O texto ainda estabelece um sistema especial para dívidas entre entes da federação. Se um estado, por exemplo, tem um precatório a receber do governo federal, ele poderá usar esse valor para abater outra dívida com a União.
Segundo fonte da pasta, uma das versões formuladas da PEC previa que o governo pagasse de imediato os precatórios com valor de até R$ 66 mil, o que reduziria o impacto da medida sobre pessoas que não possuem renda alta. Ainda havia dúvidas se o dispositivo estaria na versão final do texto.

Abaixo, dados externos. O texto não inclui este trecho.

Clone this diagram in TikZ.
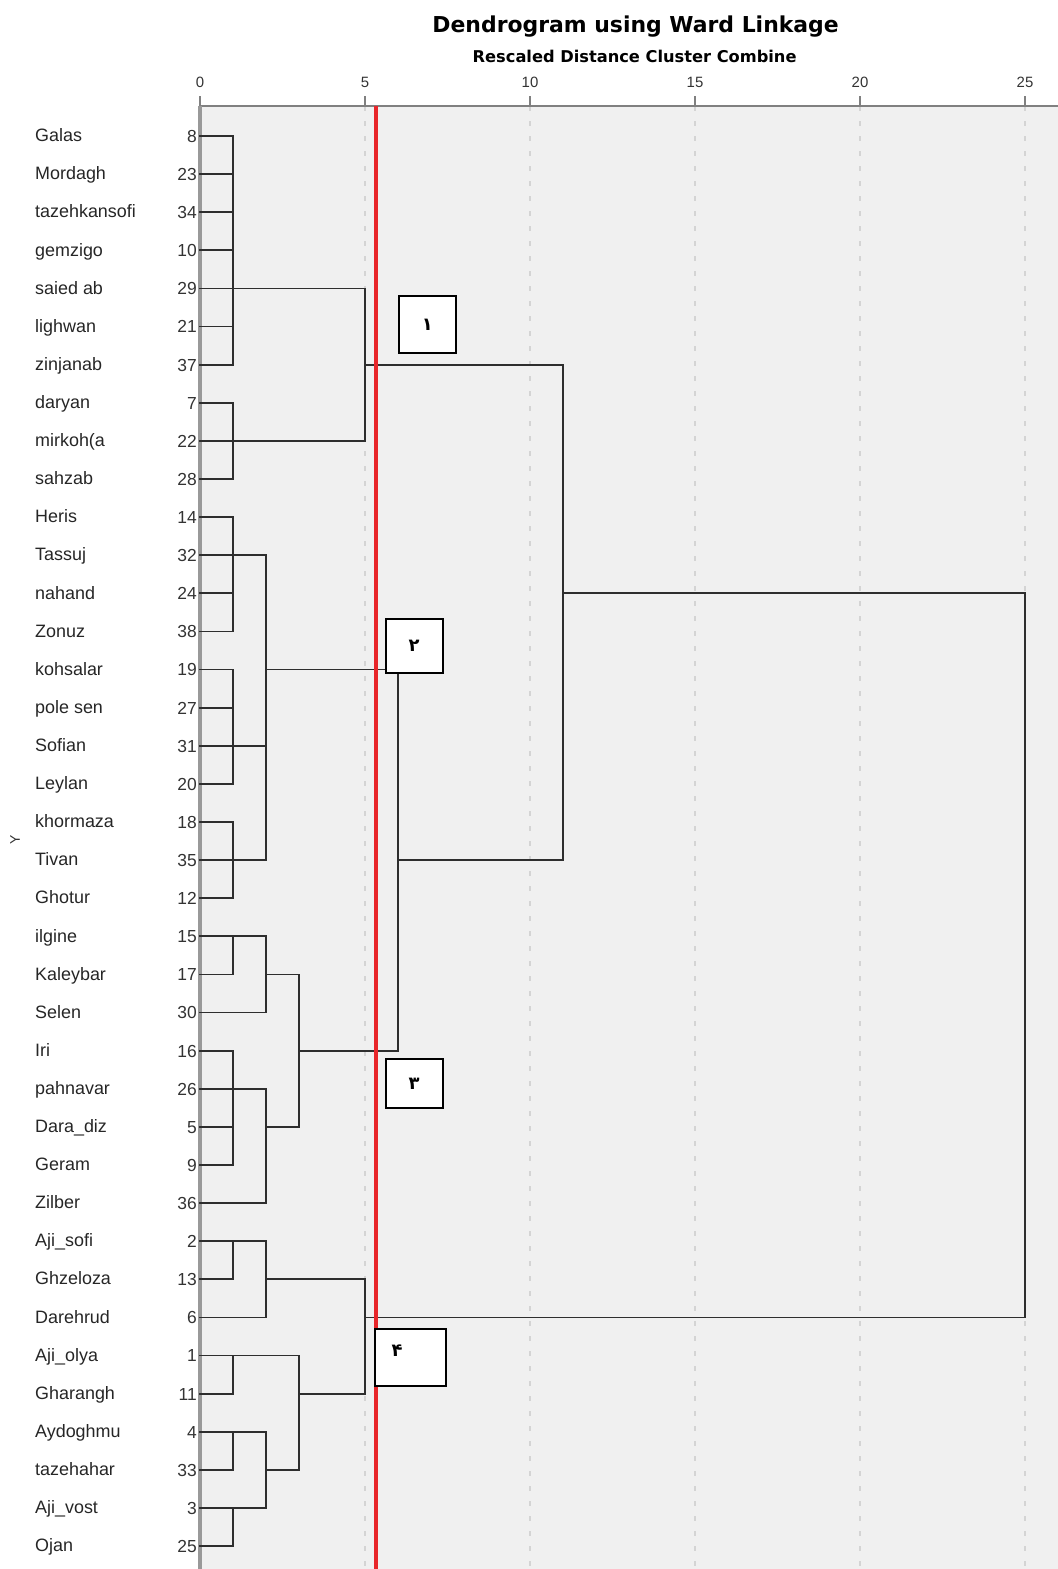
\documentclass[tikz,border=0pt]{standalone}
\usepackage{fontspec}
\setmainfont{Liberation Sans}
\newfontfamily\titlefont{DejaVu Sans}
\newfontfamily\persianfont[Script=Arabic]{DejaVu Sans}
\definecolor{cutred}{HTML}{E8262A}
\definecolor{plotbg}{HTML}{F0F0F0}
\begin{document}
\begin{tikzpicture}[
		x=33bp, y=-38.11bp,
		every node/.style={inner sep=0pt},
		rowname/.style={anchor=mid west, font=\fontsize{18}{19}\selectfont, text=black!85},
		rownum/.style={anchor=mid east, font=\fontsize{17.5}{18}\selectfont, text=black!80},
		ticklabel/.style={font=\fontsize{15}{16}\selectfont, text=black!80},
		link/.style={draw=black!82, line width=1.8bp, line cap=rect},
		gridline/.style={draw=black!17, line width=1.5bp, dash pattern=on 5bp off 10bp},
		axisline/.style={draw=black!50, line width=2bp},
		cutline/.style={draw=cutred, line width=4bp},
		clusterbox/.style={draw, line width=2bp, fill=white, minimum width=57bp, font=\persianfont\bfseries\fontsize{18}{20}\selectfont},
		]
		\useasboundingbox (-200bp,136bp) rectangle (858bp,-1433bp);
		\fill[plotbg] (0bp,30bp) rectangle (858bp,-1433bp);
		\foreach \t in {5,10,...,25}
			\draw[gridline] (\t,-0.787) -- (\t,37.61);
		\draw[axisline] (0,-0.787) -- (26.1,-0.787);
		\draw[draw=black!40, line width=3bp] (0,-0.787) -- (0,37.61);
		\foreach \t in {0,5,...,25} {
			\draw[axisline] (\t,-0.787) -- (\t,-1.05);
			\node[ticklabel] (tick\t) at (\t,-1.417) {\t};
		}
		\node[font=\titlefont\bfseries\fontsize{22}{24}\selectfont] (title) at (13.2,-2.87) {Dendrogram using Ward Linkage};
		\node[font=\titlefont\bfseries\fontsize{16.3}{17}\selectfont] (subtitle) at (13.17,-2.08) {Rescaled Distance Cluster Combine};
		\node[rotate=90, font=\fontsize{14}{15}\selectfont, text=black!80] (yname) at (-5.6,18.47) {Y};
		\foreach \name/\num [count=\i from 0] in {Galas/8, Mordagh/23, tazehkansofi/34, gemzigo/10, saied ab/29, lighwan/21, zinjanab/37, daryan/7, mirkoh(a/22, sahzab/28, Heris/14, Tassuj/32, nahand/24, Zonuz/38, kohsalar/19, pole sen/27, Sofian/31, Leylan/20, khormaza/18, Tivan/35, Ghotur/12, ilgine/15, Kaleybar/17, Selen/30, Iri/16, pahnavar/26, Dara\_diz/5, Geram/9, Zilber/36, Aji\_sofi/2, Ghzeloza/13, Darehrud/6, Aji\_olya/1, Gharangh/11, Aydoghmu/4, tazehahar/33, Aji\_vost/3, Ojan/25} {
			\node[rowname] (name\i) at (-5.0,\i+0.08) {\name};
			\node[rownum] (num\i) at (-0.09,\i+0.1) {\num};
			\coordinate (r\i) at (0,\i);
		}
		\foreach \lvl in {0,1,2,3,5,6,11,25}
			\coordinate (d\lvl) at (\lvl,0);
		\foreach \r/\a/\b in {0/0/1, 1/0/1, 2/0/1, 3/0/1, 4/0/5, 5/0/1, 6/0/1, 6/5/11, 7/0/1, 8/0/5, 9/0/1,
				10/0/1, 11/0/2, 12/0/1, 12/11/25, 13/0/1, 14/0/1, 14/2/6, 15/0/1, 16/0/2, 17/0/1,
				18/0/1, 19/0/2, 19/6/11, 20/0/1, 21/0/2, 22/0/1, 22/2/3, 23/0/2, 24/0/1, 24/3/6,
				25/0/2, 26/0/1, 26/2/3, 27/0/1, 28/0/2, 29/0/2, 30/0/1, 30/2/5, 31/0/2, 31/5/25,
				32/0/3, 33/0/1, 33/3/5, 34/0/2, 35/0/1, 35/2/3, 36/0/2, 37/0/1}
			\draw[link] (r\r -| d\a) -- (r\r -| d\b);
		\foreach \l/\a/\b in {1/0/6, 1/7/9, 5/4/8, 1/10/13, 1/14/17, 1/18/20, 2/11/19, 1/21/22,
				2/21/23, 1/24/27, 2/25/28, 3/22/26, 6/14/24, 11/6/19, 1/29/30, 2/29/31, 1/32/33,
				1/34/35, 1/36/37, 2/34/36, 3/32/35, 5/30/33, 25/12/31}
			\draw[link] (d\l |- r\a) -- (d\l |- r\b);
		\draw[cutline] (5.33,-0.787) -- (5.33,37.61);
		\node[clusterbox, minimum height=57bp] (box1) at (6.89,4.95) {۱};
		\node[clusterbox, minimum height=54bp] (box2) at (6.49,13.38) {۲};
		\node[clusterbox, minimum height=49bp] (box3) at (6.49,24.87) {۳};
		\node[clusterbox, minimum width=71bp, minimum height=57bp] (box4) at (6.37,32.06) {};
		\node[font=\persianfont\bfseries\fontsize{18}{20}\selectfont] (digit4) at ([xshift=-13bp, yshift=7bp]box4.center) {۴};
	\end{tikzpicture}
\end{document}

O analista do Senado e especialista em contas públicas Leonardo Ribeiro discorda da proposta do time de Guedes. Para ele, a medida sinaliza que o governo não pretende honrar suas dívidas e pode ser lida como uma espécie de calote.
“Cumprir o teto dessa forma, criando espaço fiscal para um novo programa social, é uma medida fiscalmente irresponsável”, disse.
Na avaliação do economista, o parcelamento de precatórios faz sentido apenas para estados e municípios quando há forte dificuldade em caixa para manter a prestação de serviços públicos básicos.
“A União pode emitir dívida, via emissão de títulos públicos no mercado, para pagar os precatórios em vez de dar calote”, afirmou, ressaltando que os governos regionais não têm essa prerrogativa.